**Goal**
Return the number of lines that contain the word "diagram", and return nothing else.

**Input**
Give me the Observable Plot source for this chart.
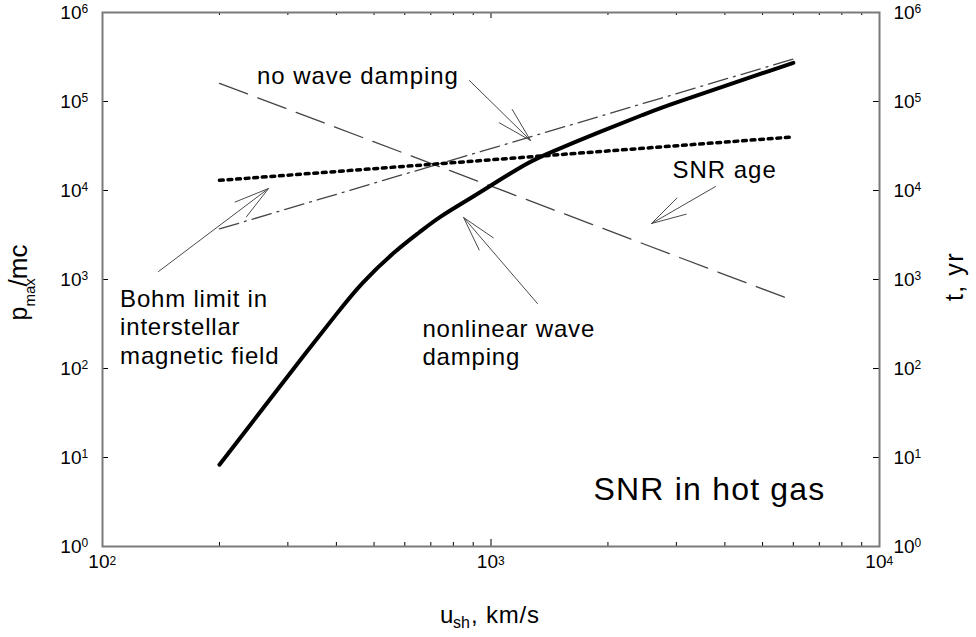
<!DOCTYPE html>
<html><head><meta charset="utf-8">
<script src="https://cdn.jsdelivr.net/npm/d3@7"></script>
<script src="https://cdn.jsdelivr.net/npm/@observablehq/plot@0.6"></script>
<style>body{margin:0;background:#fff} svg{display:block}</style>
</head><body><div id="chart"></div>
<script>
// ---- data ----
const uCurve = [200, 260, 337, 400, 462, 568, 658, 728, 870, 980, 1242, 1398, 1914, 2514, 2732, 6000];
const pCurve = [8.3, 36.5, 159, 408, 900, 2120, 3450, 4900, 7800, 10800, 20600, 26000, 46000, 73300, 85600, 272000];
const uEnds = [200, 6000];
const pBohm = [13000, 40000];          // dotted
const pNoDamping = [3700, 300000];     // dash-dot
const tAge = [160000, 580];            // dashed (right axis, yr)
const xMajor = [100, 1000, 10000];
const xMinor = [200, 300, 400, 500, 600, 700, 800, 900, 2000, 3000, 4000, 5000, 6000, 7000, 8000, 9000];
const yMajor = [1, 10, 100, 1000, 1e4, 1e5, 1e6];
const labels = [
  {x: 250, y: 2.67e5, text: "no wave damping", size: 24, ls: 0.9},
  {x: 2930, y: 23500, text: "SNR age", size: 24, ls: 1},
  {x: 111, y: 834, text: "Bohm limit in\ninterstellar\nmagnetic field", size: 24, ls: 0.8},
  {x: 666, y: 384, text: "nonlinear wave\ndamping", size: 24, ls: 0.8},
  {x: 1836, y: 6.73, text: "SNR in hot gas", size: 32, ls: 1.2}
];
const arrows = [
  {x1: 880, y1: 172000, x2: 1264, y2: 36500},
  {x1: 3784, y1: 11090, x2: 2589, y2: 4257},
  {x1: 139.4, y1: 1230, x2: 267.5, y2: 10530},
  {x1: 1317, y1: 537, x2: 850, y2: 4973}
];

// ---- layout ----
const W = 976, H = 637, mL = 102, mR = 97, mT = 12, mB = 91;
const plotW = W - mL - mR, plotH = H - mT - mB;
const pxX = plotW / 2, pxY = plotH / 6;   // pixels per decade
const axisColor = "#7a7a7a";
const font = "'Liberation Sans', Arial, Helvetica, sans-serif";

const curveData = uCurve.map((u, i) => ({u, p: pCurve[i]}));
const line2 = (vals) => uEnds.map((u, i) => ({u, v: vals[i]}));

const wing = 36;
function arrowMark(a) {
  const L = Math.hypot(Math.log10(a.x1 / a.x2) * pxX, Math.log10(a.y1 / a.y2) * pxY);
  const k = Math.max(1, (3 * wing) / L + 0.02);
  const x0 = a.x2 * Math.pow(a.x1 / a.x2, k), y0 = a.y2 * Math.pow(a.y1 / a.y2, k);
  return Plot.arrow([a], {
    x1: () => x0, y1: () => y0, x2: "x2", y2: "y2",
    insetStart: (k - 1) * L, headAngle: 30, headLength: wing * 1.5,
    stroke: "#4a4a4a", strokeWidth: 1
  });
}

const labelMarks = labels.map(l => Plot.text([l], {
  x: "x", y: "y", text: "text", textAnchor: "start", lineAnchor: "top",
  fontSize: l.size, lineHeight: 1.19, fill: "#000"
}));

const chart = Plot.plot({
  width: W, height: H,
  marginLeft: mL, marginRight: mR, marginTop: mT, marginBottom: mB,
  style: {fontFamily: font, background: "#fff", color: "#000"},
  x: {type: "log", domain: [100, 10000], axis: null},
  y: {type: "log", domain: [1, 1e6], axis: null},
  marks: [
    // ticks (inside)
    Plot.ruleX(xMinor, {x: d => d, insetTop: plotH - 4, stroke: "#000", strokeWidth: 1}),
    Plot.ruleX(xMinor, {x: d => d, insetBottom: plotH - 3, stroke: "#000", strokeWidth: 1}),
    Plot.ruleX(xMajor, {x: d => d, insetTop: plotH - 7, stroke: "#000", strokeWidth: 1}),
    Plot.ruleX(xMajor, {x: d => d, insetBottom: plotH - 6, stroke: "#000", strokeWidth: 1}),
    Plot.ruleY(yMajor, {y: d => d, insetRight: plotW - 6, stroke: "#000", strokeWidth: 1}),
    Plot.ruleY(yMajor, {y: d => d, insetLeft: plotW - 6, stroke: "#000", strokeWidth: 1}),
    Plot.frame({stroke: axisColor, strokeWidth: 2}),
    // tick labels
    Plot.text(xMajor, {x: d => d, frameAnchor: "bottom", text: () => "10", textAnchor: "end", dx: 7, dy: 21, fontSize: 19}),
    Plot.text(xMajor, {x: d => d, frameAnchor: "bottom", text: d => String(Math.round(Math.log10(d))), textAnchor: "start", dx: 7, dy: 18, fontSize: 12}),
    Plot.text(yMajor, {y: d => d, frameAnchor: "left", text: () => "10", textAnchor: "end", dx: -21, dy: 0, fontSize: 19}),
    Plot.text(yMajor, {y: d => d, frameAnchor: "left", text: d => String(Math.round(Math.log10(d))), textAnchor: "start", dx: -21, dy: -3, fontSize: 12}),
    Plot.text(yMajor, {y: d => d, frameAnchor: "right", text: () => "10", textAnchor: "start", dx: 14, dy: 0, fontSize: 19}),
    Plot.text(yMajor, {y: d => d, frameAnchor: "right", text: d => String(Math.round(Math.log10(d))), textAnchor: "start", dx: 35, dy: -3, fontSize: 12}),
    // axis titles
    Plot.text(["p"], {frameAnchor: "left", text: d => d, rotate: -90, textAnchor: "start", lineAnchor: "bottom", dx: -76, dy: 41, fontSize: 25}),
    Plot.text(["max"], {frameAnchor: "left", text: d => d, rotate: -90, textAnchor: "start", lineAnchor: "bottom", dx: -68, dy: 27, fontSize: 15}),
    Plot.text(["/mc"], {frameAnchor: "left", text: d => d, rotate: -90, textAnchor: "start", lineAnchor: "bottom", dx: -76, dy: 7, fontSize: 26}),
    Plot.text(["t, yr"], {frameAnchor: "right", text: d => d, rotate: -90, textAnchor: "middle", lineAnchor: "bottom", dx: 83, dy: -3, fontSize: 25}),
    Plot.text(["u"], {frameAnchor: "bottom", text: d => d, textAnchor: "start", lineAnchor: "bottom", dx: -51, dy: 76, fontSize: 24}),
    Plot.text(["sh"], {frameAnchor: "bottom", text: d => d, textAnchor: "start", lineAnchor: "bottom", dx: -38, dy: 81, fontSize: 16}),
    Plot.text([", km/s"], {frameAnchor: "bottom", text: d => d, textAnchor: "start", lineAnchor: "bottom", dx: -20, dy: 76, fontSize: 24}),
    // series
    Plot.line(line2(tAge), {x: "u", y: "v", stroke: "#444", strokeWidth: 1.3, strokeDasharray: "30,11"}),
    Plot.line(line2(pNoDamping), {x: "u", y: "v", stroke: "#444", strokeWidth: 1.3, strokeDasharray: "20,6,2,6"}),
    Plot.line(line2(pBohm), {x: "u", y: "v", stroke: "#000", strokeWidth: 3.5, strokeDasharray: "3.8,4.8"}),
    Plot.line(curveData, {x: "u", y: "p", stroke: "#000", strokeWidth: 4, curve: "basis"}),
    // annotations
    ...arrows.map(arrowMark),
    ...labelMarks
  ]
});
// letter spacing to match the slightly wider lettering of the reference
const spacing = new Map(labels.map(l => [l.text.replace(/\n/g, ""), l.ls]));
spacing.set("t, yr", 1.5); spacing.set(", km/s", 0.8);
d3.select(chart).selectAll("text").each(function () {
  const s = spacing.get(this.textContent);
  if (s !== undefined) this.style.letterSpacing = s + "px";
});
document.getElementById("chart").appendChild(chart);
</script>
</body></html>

---

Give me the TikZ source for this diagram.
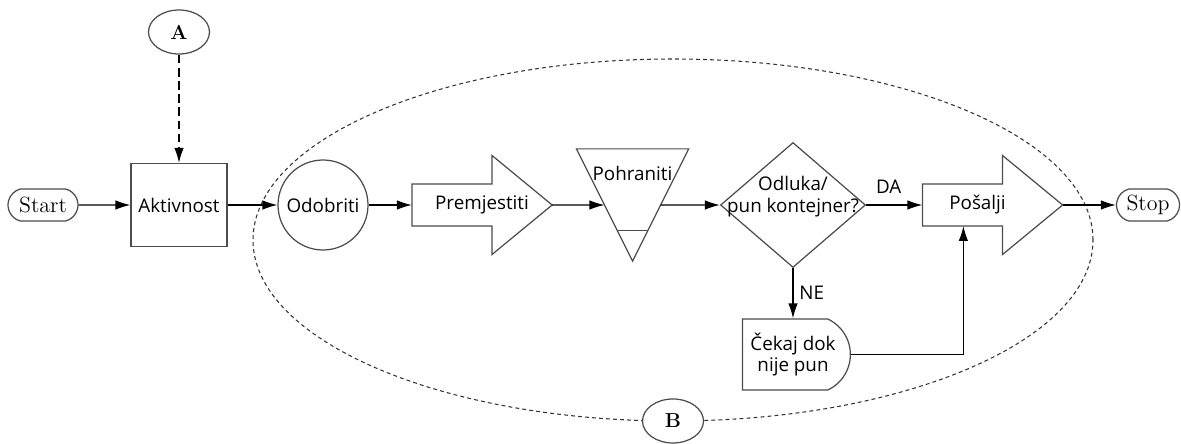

==

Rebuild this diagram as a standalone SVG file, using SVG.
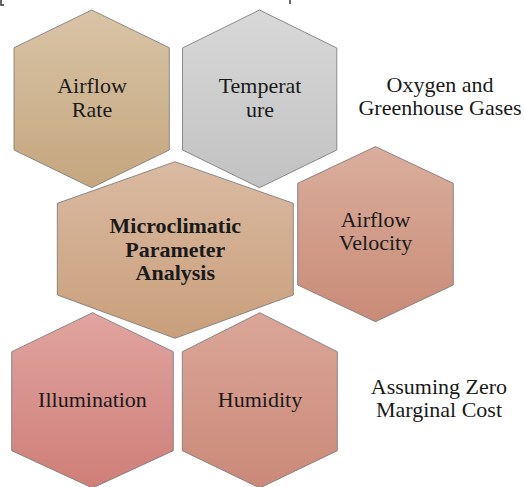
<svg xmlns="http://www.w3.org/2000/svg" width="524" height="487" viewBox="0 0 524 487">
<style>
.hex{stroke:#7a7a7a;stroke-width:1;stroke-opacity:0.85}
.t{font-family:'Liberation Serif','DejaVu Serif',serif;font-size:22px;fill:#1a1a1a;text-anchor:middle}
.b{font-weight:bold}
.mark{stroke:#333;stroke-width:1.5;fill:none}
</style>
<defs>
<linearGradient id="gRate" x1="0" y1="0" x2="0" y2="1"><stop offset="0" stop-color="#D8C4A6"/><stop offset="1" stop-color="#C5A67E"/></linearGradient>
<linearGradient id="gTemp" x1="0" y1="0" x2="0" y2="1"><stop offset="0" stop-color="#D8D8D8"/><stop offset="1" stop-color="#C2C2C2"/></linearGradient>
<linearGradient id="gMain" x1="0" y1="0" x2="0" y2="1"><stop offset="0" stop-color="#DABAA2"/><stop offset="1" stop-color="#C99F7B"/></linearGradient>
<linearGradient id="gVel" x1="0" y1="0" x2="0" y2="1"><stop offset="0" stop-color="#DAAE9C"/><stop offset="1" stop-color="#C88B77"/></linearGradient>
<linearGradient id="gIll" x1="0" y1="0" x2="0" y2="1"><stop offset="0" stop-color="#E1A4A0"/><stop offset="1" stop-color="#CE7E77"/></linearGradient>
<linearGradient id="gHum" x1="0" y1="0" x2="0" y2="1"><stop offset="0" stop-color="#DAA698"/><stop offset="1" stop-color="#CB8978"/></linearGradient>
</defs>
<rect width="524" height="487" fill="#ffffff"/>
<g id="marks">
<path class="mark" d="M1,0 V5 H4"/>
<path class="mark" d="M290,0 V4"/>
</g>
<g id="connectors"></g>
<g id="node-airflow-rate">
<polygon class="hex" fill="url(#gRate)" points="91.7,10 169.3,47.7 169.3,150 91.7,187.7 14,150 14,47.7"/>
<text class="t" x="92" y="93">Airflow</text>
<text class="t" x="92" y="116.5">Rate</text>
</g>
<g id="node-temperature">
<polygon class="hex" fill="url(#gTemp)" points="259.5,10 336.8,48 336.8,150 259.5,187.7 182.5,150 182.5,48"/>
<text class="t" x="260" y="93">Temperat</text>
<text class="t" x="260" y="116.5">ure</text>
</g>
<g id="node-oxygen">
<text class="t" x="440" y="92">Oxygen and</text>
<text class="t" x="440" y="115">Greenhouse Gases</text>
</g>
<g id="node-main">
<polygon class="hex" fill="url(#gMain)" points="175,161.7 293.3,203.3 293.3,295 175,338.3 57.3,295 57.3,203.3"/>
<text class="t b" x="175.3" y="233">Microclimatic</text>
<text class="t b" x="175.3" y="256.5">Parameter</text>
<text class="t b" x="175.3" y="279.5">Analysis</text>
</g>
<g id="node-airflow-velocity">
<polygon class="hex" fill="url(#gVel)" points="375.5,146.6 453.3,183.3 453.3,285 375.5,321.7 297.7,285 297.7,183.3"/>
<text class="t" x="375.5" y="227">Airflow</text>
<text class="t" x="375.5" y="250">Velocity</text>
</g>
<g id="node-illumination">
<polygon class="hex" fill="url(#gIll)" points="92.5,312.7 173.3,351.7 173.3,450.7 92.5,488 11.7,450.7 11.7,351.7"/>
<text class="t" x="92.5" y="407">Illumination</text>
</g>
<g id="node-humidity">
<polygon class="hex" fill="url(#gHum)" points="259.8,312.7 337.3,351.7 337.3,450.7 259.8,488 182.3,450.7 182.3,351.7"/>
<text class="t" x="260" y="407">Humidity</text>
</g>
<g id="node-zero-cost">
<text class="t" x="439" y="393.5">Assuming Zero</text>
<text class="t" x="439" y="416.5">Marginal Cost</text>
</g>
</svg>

**Result below**
2